Posiblemente algunos lectores me hablen de los males que causaron las iglesias, la iglesia, y con ello me inviten a enfriar prudentemente mi diatriba. Es verdad la histórica recurrencia de ese proceder eclesial. Los poderosos suelen encandilar a las iglesias y pagan abundantemente las oraciones. Pero estimo simplemente el valor de lo religioso, que es mucho más que lo eclesial. Lo religioso puede vivir incluso en el ateo. Es una forma de existir con los demás, de estar religado con ellos. Una forma de anteponer la vida común a la tentación de lo personal. Creo que el Papa actual anda por ese camino. Ha vivido la mayor parte de su vida en Latinoamérica y ha padecido la visión de la miseria como suburbio del oro. Ese oro fue además el primer escenario de su acceso al solio. Y ahí aconteció su primer rechazo. No sé si tuvo alguna vez tentaciones que los usuarios de una lógica bastarda airean como un trabuco naranjero. La vida siempre es muy larga. Pero Lampedusa es Lampedusa. Y su «yo acuso» desvela un alma verdadera. Un alma que no se acomoda a «la globalización de la indiferencia». Como el pontífice es argentino suscita en mi la canción del carrero patagón tan apropiada para entender el viaje de la fe: «Rodar y rodar./ Pero me dijo un arriero/ que no hay que llegar primero/ sino que el caso es llegar».

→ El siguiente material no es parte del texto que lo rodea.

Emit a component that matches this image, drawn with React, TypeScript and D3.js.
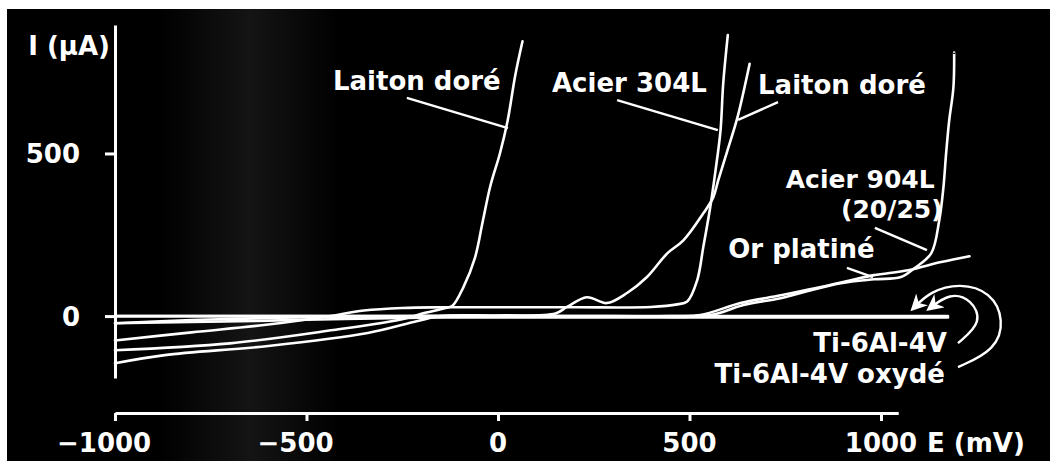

Cuando se habla de encíclicas suelen los académicos darles vueltas y más vueltas hasta extraer más sustancia de la que a veces tienen. He leído no pocas en la búsqueda del agua profunda, pero el documento liberador suele ser pequeño cuando se atina con el corazón de la maldad. Entonces simplemente queda la pregunta: «¿Quién es el responsable de la sangre de estos hermanos y hermanas?».